Why do people like auto-tuned vocals?

It’s not hard to understand why artists flocked to it, but what is the allure to listeners? You can’t sing along to auto-tuned vocals and many of the songs employing it sound like generic mechanized copies of each other. Do record labels push it on artists because it edges artists one step closer to redundant? Who can distinguish between artists if they’re all auto-tuned?

Latest offender - Rock that body by Blackeyed Peas. Godawful song, the woman sounds like one of Alvin’s chipmunks.

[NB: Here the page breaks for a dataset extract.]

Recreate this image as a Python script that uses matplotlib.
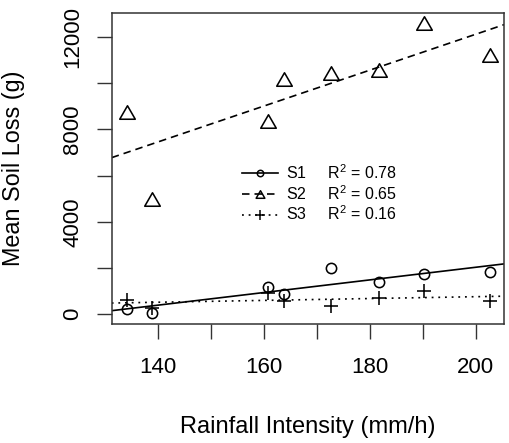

To be honest, I couldn’t tell you without comparing the two versions, which was auto-tuned. Maybe because I sing in choirs where being in tune is crucial, so I’m just more comfortable when things are in tune…I do notice when someone has trouble with a pitch, so maybe I just don’t notice auto-tune because nothing jumps out as “wrong”. People on this board are always complaining about auto-tune on Glee, but I never seem to notice anything horrible. What should I be listening for to recognize when it is being used?

Now if their voice is distorted like Cher’s was in the Wiki example…that I’d notice. I haven’t heard the Black-eyed Peas song you refer to.

I think it’s kind of like tattoos/piercings/hair dye, etc. There seems to be more of a desire to modify one’s natural appearance fairly radically these days. I don’t see why that attitude wouldn’t also carry over to singing voices. Also, if you put a natural-sounding, naturally recorded voice up against the massively over-produced pop music of the day, it doesn’t hold up to it as easily as the jacked stuff.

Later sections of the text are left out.